= A Pursuit Race =

Short story by Ernest Hemingway

"A Pursuit Race" is a 1927 short story by American writer Ernest Hemingway. It was published in the collection Men Without Women.

==Plot summary==
"A Pursuit Race" tells the story of a man, William Campbell, involved in a "pursuit race" with a burlesque show. The story takes place within a single hotel room in Kansas City, where the racer's boss Mr. Turner finds him. It is first made to seem that the racer is drunk, but it is eventually established that the racer is high on heroin, which is revealed when the racer shows his boss track marks on his arm. The boss attempts to help the racer, but eventually leaves the man alone in the hotel room.

==Reviews==
- Tom Stoppard called the opening paragraph one of the best in English, he noted that "This is a piece of writing that mimics its subject matter. It is a paragraph in which a burlesque show is in a pursuit race with a metaphor. And what happens is that the burlesque show catches up on the metaphor and the metaphor has to get down from its bicycle and leave the page."
- Charles J. Jr.

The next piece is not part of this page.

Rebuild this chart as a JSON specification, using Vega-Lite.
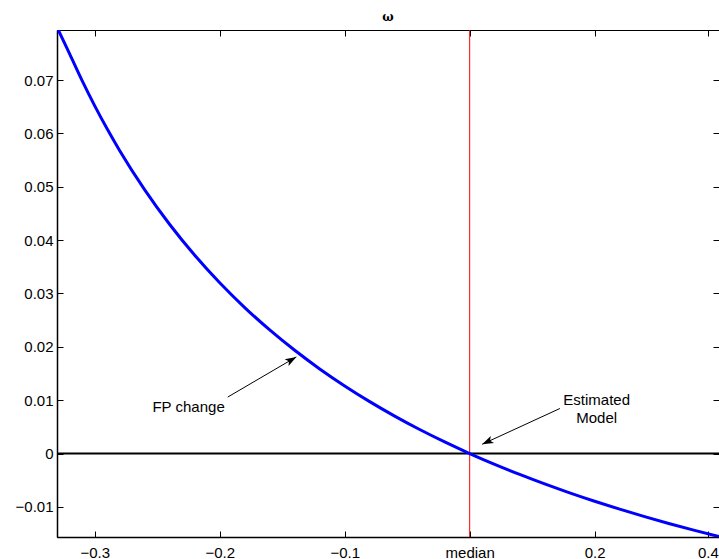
{
  "$schema": "https://vega.github.io/schema/vega-lite/v6.json",
  "autosize": {"type": "none"},
  "padding": {"left": 57, "top": 30, "right": 0, "bottom": 22},
  "width": 662,
  "height": 507,
  "background": "white",
  "config": {
    "view": {"stroke": "black", "strokeWidth": 1},
    "font": "Liberation Sans",
    "axis": {
      "grid": false,
      "domainColor": "black",
      "tickColor": "black",
      "labelColor": "black",
      "labelFont": "Liberation Sans",
      "labelFontSize": 15,
      "title": null
    }
  },
  "title": {"text": "ω", "fontSize": 12, "fontWeight": "bold", "font": "DejaVu Serif", "anchor": "middle", "offset": 6, "color": "black"},
  "resolve": {"axis": {"x": "independent", "y": "independent"}},
  "datasets": {
    "curve": [
      {"x": -0.33, "y": 0.0798},
      {"x": -0.32, "y": 0.07484},
      {"x": -0.31, "y": 0.06982},
      {"x": -0.30, "y": 0.06515},
      {"x": -0.29, "y": 0.06081},
      {"x": -0.28, "y": 0.05676},
      {"x": -0.26, "y": 0.04941},
      {"x": -0.24, "y": 0.04292},
      {"x": -0.22, "y": 0.03716},
      {"x": -0.20, "y": 0.03201},
      {"x": -0.18, "y": 0.02736},
      {"x": -0.16, "y": 0.02317},
      {"x": -0.14, "y": 0.01935},
      {"x": -0.12, "y": 0.01586},
      {"x": -0.10, "y": 0.01267},
      {"x": -0.08, "y": 0.00973},
      {"x": -0.06, "y": 0.00702},
      {"x": -0.04, "y": 0.00450},
      {"x": -0.02, "y": 0.00217},
      {"x": 0.00, "y": 0.0},
      {"x": 0.02, "y": -0.00203},
      {"x": 0.04, "y": -0.00392},
      {"x": 0.06, "y": -0.00570},
      {"x": 0.08, "y": -0.00737},
      {"x": 0.10, "y": -0.00894},
      {"x": 0.12, "y": -0.01042},
      {"x": 0.14, "y": -0.01182},
      {"x": 0.16, "y": -0.01315},
      {"x": 0.18, "y": -0.01440},
      {"x": 0.20, "y": -0.01559}
    ],
    "arrows": [
      {"label": "fp", "x": -0.1936, "y": 0.01058, "x2": -0.1387, "y2": 0.01811},
      {"label": "est", "x": 0.0722, "y": 0.00844, "x2": 0.0100, "y2": 0.00174}
    ],
    "texts": [
      {"text": "FP change", "x": -0.2249, "y": 0.00874},
      {"text": "Estimated", "x": 0.1016, "y": 0.0101},
      {"text": "Model", "x": 0.1016, "y": 0.00675}
    ]
  },
  "layer": [
    {
      "data": {"name": "curve"},
      "mark": {"type": "line", "color": "#0000ff", "strokeWidth": 3, "clip": true, "opacity": 0},
      "encoding": {
        "x": {"field": "x", "type": "quantitative",
          "scale": {"domain": [-0.3302, 0.1995], "nice": false, "zero": false},
          "axis": {"orient": "bottom", "values": [-0.3, -0.2, -0.1, 0, 0.1, 0.1906], "tickSize": -6, "labelPadding": 14, "domainWidth": 1.5,
            "labelExpr": "datum.value == 0 ? 'median' : datum.value > 0.15 ? '0.4' : datum.value > 0.05 ? '0.2' : format(datum.value, '.1f')"}},
        "y": {"field": "y", "type": "quantitative",
          "scale": {"domain": [-0.01564, 0.07937], "nice": false, "zero": false},
          "axis": {"orient": "left", "values": [-0.01, 0, 0.01, 0.02, 0.03, 0.04, 0.05, 0.06, 0.07], "tickSize": -6, "labelPadding": 10, "domainWidth": 1.5,
            "labelExpr": "datum.value == 0 ? '0' : format(datum.value, '.2f')"}}
      }
    },
    {
      "data": {"values": [{"y": 0}]},
      "mark": {"type": "rule", "color": "black", "strokeWidth": 2},
      "encoding": {
        "y": {"field": "y", "type": "quantitative",
          "axis": {"orient": "right", "values": [-0.01, 0, 0.01, 0.02, 0.03, 0.04, 0.05, 0.06, 0.07], "labels": false, "tickSize": -6, "domain": false}}
      }
    },
    {
      "data": {"values": [{"x": 0}]},
      "mark": {"type": "rule", "color": "#ff0000", "strokeWidth": 1},
      "encoding": {
        "x": {"field": "x", "type": "quantitative",
          "axis": {"orient": "top", "values": [-0.3, -0.2, -0.1, 0, 0.1, 0.1906], "labels": false, "tickSize": -6, "domain": false}}
      }
    },
    {
      "data": {"name": "curve"},
      "mark": {"type": "line", "color": "#0000ff", "strokeWidth": 3, "clip": true, "interpolate": "monotone"},
      "encoding": {
        "x": {"field": "x", "type": "quantitative", "axis": null},
        "y": {"field": "y", "type": "quantitative", "axis": null}
      }
    },
    {
      "data": {"name": "arrows"},
      "mark": {"type": "rule", "color": "black", "strokeWidth": 1},
      "encoding": {
        "x": {"field": "x", "type": "quantitative", "axis": null},
        "y": {"field": "y", "type": "quantitative", "axis": null},
        "x2": {"field": "x2"},
        "y2": {"field": "y2"}
      }
    },
    {
      "data": {"name": "arrows"},
      "transform": [{"filter": "datum.label == 'fp'"}],
      "mark": {"type": "point", "shape": "M0,0L0.45,1.3L0,1.0L-0.45,1.3Z", "filled": true, "color": "black", "opacity": 1, "size": 300, "angle": 59.7},
      "encoding": {
        "x": {"field": "x2", "type": "quantitative", "axis": null},
        "y": {"field": "y2", "type": "quantitative", "axis": null}
      }
    },
    {
      "data": {"name": "arrows"},
      "transform": [{"filter": "datum.label == 'est'"}],
      "mark": {"type": "point", "shape": "M0,0L0.45,1.3L0,1.0L-0.45,1.3Z", "filled": true, "color": "black", "opacity": 1, "size": 300, "angle": 245.3},
      "encoding": {
        "x": {"field": "x2", "type": "quantitative", "axis": null},
        "y": {"field": "y2", "type": "quantitative", "axis": null}
      }
    },
    {
      "data": {"name": "texts"},
      "mark": {"type": "text", "fontSize": 15, "font": "Liberation Sans", "color": "black", "align": "center", "baseline": "middle"},
      "encoding": {
        "x": {"field": "x", "type": "quantitative", "axis": null},
        "y": {"field": "y", "type": "quantitative", "axis": null},
        "text": {"field": "text"}
      }
    }
  ]
}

Nolan writing in Studies in Short Fiction (Vol. 34, Issue 4, Fall 1997) writes that it "has its charms. A close reading of the story, informed by our knowledge of the manuscripts, both reveals Hemingway's skill and gives us a new appreciation of this often neglected work.

==Themes==
William Campbell embodies the theme of a loser lost to alcohol and heroin. For him and all those like him, life itself has become a pursuit race.

==Adaptation==
The story appears as a scene in the 1962 film Hemingway's Adventures of a Young Man, featuring Dan Dailey as Campbell and Fred Clark as Mr. Turner.